> _Work to complete_: Beginning with the very first line, please reproduce the entries exactly through the line containing "RANGE = 712".

═════ Exercise input

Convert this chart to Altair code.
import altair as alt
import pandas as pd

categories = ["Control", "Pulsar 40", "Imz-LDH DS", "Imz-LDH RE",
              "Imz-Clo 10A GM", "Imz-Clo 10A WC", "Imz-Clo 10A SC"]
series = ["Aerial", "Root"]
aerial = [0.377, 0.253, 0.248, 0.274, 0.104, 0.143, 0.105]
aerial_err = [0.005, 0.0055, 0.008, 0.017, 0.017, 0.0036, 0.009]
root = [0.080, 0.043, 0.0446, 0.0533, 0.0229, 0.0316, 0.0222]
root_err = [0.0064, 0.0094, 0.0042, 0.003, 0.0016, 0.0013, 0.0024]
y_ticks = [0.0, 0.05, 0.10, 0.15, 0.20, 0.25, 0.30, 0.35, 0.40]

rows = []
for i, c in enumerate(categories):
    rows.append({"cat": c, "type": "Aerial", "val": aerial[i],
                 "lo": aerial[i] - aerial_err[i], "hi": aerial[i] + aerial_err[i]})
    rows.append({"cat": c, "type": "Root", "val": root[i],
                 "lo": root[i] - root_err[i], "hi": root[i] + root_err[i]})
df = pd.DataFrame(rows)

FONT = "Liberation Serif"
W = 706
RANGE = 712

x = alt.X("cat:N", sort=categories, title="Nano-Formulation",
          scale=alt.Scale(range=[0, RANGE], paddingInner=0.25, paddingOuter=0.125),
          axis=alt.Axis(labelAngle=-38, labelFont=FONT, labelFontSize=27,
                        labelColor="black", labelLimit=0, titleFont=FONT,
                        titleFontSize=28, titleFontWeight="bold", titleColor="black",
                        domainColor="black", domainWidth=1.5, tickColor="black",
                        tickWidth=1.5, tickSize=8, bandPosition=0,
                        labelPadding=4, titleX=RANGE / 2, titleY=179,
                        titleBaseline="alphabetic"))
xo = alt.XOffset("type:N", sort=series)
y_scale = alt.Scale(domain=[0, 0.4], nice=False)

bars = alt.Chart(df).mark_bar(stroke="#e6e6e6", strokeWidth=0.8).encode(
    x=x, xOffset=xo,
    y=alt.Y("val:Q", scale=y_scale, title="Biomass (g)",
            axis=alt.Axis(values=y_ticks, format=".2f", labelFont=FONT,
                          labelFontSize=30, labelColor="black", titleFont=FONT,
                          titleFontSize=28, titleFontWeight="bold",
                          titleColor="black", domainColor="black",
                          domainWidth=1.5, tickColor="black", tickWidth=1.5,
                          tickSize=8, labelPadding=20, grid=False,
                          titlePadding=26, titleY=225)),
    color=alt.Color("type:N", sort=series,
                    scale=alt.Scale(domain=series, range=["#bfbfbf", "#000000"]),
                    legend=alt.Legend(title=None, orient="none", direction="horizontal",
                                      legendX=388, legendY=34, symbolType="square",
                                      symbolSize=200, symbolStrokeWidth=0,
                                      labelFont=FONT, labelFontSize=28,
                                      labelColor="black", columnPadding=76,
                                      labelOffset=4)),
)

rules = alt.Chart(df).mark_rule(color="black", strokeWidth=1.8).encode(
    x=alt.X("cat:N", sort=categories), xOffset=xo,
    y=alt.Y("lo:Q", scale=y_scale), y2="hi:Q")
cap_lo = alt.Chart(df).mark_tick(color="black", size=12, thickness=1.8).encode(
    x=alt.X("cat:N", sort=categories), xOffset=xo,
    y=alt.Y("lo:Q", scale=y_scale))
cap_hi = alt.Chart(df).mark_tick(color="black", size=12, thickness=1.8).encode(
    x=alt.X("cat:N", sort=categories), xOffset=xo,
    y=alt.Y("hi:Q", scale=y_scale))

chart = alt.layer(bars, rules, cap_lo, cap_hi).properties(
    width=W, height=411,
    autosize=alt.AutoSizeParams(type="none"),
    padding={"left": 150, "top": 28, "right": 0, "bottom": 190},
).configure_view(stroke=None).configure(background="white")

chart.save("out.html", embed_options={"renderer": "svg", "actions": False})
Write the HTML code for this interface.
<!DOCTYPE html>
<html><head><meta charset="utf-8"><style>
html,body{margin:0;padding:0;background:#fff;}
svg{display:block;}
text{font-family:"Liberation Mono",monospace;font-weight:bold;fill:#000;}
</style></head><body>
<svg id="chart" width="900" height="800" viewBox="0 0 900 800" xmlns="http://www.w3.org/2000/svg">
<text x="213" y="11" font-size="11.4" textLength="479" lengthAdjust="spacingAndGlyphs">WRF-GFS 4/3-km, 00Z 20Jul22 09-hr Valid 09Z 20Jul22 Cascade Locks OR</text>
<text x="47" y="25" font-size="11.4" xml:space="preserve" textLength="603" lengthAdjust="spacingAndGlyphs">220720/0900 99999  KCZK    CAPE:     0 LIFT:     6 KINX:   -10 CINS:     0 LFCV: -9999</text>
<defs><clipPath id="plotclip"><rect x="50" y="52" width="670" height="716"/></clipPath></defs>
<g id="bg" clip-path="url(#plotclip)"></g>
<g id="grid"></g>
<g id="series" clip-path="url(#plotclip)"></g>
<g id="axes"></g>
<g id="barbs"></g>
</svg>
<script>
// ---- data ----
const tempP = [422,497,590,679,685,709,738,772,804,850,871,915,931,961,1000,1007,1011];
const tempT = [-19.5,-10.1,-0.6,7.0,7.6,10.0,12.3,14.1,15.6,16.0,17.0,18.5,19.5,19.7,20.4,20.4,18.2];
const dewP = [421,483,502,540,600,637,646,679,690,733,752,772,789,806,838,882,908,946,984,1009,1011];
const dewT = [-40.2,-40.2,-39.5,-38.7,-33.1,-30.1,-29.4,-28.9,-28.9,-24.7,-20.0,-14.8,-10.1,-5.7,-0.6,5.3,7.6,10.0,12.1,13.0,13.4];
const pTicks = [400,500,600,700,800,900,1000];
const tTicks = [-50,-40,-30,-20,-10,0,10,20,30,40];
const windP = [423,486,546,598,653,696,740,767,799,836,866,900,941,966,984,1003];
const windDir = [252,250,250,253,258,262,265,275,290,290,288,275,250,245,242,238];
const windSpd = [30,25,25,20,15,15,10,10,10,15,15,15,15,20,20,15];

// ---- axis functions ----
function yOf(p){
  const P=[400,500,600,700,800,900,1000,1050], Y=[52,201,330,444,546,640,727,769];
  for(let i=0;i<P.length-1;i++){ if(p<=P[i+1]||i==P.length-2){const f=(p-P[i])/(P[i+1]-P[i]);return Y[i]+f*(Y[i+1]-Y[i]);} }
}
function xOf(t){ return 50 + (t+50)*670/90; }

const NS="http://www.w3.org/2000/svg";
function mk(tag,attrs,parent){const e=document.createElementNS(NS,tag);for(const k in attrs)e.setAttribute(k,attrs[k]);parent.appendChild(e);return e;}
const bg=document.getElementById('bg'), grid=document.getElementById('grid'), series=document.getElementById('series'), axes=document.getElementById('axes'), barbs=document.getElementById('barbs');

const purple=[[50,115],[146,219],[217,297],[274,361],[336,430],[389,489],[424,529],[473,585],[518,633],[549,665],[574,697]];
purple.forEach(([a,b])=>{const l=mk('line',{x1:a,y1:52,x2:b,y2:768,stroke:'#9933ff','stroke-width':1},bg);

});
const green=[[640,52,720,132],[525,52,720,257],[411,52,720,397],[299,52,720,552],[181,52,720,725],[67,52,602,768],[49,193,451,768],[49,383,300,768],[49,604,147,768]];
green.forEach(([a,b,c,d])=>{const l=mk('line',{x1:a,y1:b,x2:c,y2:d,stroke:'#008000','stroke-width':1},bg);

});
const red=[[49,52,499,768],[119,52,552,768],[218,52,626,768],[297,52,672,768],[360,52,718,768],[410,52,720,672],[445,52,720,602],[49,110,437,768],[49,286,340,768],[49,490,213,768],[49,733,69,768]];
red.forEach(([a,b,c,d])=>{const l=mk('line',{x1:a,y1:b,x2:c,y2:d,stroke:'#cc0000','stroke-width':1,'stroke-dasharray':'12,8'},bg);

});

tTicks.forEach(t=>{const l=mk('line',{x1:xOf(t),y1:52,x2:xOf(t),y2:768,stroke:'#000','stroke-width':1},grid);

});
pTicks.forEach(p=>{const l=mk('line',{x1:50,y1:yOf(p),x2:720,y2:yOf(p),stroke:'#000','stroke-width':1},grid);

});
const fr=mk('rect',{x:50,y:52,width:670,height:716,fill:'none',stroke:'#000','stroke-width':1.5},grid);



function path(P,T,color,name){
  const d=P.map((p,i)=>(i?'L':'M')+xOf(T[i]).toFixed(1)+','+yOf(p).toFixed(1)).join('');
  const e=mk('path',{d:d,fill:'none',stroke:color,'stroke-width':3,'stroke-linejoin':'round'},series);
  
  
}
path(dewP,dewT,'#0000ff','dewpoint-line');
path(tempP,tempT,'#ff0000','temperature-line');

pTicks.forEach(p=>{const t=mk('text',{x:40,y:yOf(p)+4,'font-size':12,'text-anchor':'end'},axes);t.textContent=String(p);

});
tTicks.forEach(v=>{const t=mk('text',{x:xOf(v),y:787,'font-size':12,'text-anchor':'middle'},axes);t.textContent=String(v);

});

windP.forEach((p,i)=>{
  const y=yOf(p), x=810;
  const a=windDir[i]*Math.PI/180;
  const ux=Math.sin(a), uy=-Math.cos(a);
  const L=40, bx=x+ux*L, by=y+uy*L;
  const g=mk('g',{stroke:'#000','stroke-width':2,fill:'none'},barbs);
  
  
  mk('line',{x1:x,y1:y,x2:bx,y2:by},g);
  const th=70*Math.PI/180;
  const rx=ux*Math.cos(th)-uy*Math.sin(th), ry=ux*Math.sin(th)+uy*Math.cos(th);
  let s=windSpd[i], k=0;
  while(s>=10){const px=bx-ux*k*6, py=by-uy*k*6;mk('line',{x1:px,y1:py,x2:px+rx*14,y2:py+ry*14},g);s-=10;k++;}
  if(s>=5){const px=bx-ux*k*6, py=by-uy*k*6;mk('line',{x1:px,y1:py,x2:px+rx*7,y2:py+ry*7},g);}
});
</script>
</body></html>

══════════

> _Output below_:
Convert this chart to Altair code.
import altair as alt
import pandas as pd

categories = ["Control", "Pulsar 40", "Imz-LDH DS", "Imz-LDH RE",
              "Imz-Clo 10A GM", "Imz-Clo 10A WC", "Imz-Clo 10A SC"]
series = ["Aerial", "Root"]
aerial = [0.377, 0.253, 0.248, 0.274, 0.104, 0.143, 0.105]
aerial_err = [0.005, 0.0055, 0.008, 0.017, 0.017, 0.0036, 0.009]
root = [0.080, 0.043, 0.0446, 0.0533, 0.0229, 0.0316, 0.0222]
root_err = [0.0064, 0.0094, 0.0042, 0.003, 0.0016, 0.0013, 0.0024]
y_ticks = [0.0, 0.05, 0.10, 0.15, 0.20, 0.25, 0.30, 0.35, 0.40]

rows = []
for i, c in enumerate(categories):
    rows.append({"cat": c, "type": "Aerial", "val": aerial[i],
                 "lo": aerial[i] - aerial_err[i], "hi": aerial[i] + aerial_err[i]})
    rows.append({"cat": c, "type": "Root", "val": root[i],
                 "lo": root[i] - root_err[i], "hi": root[i] + root_err[i]})
df = pd.DataFrame(rows)

FONT = "Liberation Serif"
W = 706
RANGE = 712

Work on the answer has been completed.